#### [ROWS]
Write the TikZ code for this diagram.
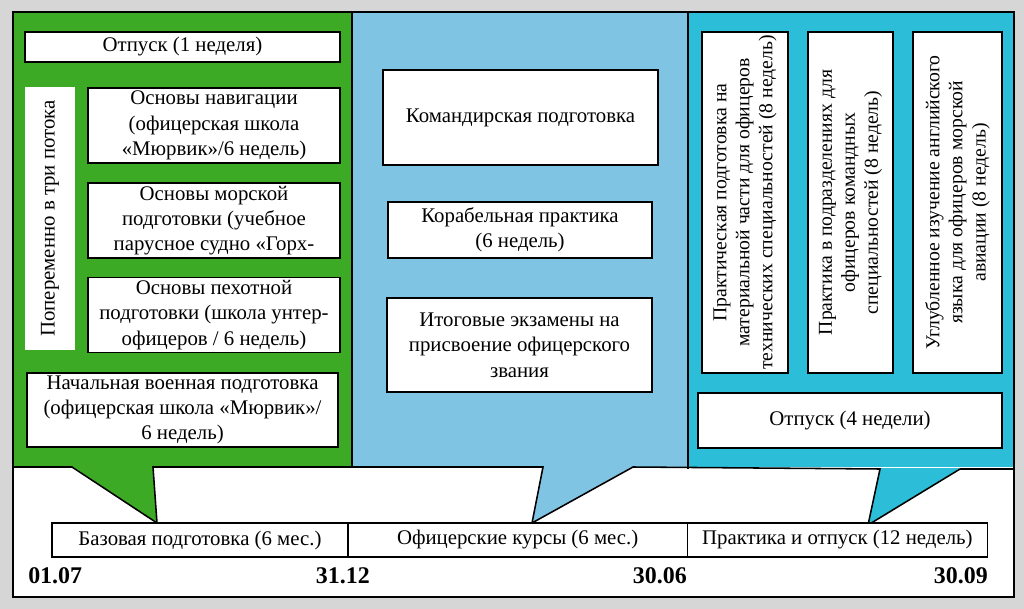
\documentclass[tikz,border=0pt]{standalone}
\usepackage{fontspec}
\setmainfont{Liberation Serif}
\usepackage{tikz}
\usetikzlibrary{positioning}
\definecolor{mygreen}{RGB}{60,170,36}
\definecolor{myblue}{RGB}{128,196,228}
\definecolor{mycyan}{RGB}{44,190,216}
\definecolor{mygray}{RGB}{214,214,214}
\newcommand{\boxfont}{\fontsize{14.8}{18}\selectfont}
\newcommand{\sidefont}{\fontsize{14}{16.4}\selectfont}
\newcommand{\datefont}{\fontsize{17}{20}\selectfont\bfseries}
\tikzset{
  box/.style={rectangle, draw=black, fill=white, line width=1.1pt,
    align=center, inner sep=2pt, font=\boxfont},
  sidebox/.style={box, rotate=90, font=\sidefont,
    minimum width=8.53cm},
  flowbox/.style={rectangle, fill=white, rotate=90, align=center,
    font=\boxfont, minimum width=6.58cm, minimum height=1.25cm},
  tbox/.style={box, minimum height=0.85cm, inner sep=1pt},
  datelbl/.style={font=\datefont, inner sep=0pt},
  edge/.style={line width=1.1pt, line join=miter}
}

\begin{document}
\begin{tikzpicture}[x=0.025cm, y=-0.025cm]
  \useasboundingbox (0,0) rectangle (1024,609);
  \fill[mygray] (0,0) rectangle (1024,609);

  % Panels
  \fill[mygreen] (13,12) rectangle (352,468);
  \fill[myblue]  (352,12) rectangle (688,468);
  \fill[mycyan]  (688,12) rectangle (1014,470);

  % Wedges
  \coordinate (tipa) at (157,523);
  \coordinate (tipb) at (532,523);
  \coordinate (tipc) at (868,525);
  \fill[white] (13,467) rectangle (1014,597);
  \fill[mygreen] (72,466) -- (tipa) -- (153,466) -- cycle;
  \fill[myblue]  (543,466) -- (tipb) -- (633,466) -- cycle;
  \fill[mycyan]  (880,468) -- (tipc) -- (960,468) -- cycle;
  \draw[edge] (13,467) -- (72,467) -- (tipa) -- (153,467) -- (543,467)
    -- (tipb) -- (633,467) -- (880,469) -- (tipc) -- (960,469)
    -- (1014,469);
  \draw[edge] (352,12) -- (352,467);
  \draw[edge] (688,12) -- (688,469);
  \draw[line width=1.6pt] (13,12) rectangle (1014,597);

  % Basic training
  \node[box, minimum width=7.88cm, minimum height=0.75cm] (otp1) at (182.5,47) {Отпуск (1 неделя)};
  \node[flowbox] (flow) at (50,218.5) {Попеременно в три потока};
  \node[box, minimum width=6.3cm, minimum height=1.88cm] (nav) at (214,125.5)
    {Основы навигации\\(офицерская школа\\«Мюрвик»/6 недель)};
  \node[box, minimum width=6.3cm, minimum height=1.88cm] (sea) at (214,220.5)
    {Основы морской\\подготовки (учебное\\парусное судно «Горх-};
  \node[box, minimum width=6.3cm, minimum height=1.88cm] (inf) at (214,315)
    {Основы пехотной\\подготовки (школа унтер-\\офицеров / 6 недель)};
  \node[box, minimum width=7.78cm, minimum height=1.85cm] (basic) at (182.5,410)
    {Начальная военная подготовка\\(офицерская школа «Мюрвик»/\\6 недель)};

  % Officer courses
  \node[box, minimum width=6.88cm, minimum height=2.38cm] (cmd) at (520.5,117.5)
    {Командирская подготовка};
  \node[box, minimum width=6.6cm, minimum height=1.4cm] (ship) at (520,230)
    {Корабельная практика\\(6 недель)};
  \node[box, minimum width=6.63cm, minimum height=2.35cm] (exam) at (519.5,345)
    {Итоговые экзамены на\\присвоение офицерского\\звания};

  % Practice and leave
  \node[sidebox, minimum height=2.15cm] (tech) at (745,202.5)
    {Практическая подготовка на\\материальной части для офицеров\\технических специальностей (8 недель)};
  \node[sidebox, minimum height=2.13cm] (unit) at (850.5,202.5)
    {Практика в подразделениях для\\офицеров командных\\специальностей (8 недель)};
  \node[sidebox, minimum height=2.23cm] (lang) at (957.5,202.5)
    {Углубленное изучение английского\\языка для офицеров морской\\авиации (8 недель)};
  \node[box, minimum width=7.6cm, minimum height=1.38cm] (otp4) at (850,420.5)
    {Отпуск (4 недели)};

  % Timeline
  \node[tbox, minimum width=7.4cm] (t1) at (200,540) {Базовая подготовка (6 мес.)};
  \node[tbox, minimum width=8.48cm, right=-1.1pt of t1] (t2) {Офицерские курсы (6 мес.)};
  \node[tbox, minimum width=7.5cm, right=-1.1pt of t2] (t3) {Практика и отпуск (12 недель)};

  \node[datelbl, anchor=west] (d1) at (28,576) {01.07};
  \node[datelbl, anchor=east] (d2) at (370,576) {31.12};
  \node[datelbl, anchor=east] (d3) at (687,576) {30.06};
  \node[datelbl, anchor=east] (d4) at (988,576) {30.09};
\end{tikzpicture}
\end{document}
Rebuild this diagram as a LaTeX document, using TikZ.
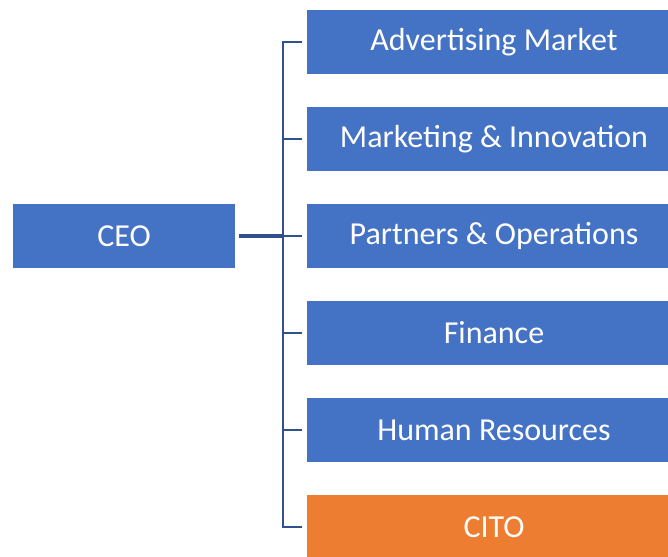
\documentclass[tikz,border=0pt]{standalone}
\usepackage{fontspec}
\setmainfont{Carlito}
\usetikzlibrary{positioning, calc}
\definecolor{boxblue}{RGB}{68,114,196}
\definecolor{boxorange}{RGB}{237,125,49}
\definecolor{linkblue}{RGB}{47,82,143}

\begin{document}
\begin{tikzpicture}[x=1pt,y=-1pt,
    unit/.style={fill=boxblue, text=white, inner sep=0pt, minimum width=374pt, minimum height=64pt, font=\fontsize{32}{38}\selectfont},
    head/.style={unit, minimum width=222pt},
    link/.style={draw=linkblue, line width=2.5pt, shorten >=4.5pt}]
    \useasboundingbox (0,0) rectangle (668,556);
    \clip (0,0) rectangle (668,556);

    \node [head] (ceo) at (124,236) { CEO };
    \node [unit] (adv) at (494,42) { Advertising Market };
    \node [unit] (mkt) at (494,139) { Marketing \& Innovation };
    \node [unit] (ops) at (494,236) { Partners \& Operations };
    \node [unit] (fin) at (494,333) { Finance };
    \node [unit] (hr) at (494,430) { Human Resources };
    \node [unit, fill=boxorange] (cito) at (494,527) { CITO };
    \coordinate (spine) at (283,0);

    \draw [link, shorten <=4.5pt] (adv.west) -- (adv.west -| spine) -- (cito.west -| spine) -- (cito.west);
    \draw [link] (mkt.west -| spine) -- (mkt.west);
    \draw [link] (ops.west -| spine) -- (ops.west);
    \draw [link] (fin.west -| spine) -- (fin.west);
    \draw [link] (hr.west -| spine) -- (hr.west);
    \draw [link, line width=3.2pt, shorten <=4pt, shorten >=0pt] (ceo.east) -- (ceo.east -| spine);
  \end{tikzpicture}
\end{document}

#### [WRITTEN REQUEST]
Give again, word for word, every line from the top of the data above to the line holding "(688,12) rectangle (1014,470);", inclusive, with the pictures left out.

#### [WRITTEN REPLY]
Write the TikZ code for this diagram.
\documentclass[tikz,border=0pt]{standalone}
\usepackage{fontspec}
\setmainfont{Liberation Serif}
\usepackage{tikz}
\usetikzlibrary{positioning}
\definecolor{mygreen}{RGB}{60,170,36}
\definecolor{myblue}{RGB}{128,196,228}
\definecolor{mycyan}{RGB}{44,190,216}
\definecolor{mygray}{RGB}{214,214,214}
\newcommand{\boxfont}{\fontsize{14.8}{18}\selectfont}
\newcommand{\sidefont}{\fontsize{14}{16.4}\selectfont}
\newcommand{\datefont}{\fontsize{17}{20}\selectfont\bfseries}
\tikzset{
  box/.style={rectangle, draw=black, fill=white, line width=1.1pt,
    align=center, inner sep=2pt, font=\boxfont},
  sidebox/.style={box, rotate=90, font=\sidefont,
    minimum width=8.53cm},
  flowbox/.style={rectangle, fill=white, rotate=90, align=center,
    font=\boxfont, minimum width=6.58cm, minimum height=1.25cm},
  tbox/.style={box, minimum height=0.85cm, inner sep=1pt},
  datelbl/.style={font=\datefont, inner sep=0pt},
  edge/.style={line width=1.1pt, line join=miter}
}

\begin{document}
\begin{tikzpicture}[x=0.025cm, y=-0.025cm]
  \useasboundingbox (0,0) rectangle (1024,609);
  \fill[mygray] (0,0) rectangle (1024,609);

  % Panels
  \fill[mygreen] (13,12) rectangle (352,468);
  \fill[myblue]  (352,12) rectangle (688,468);
  \fill[mycyan]  (688,12) rectangle (1014,470);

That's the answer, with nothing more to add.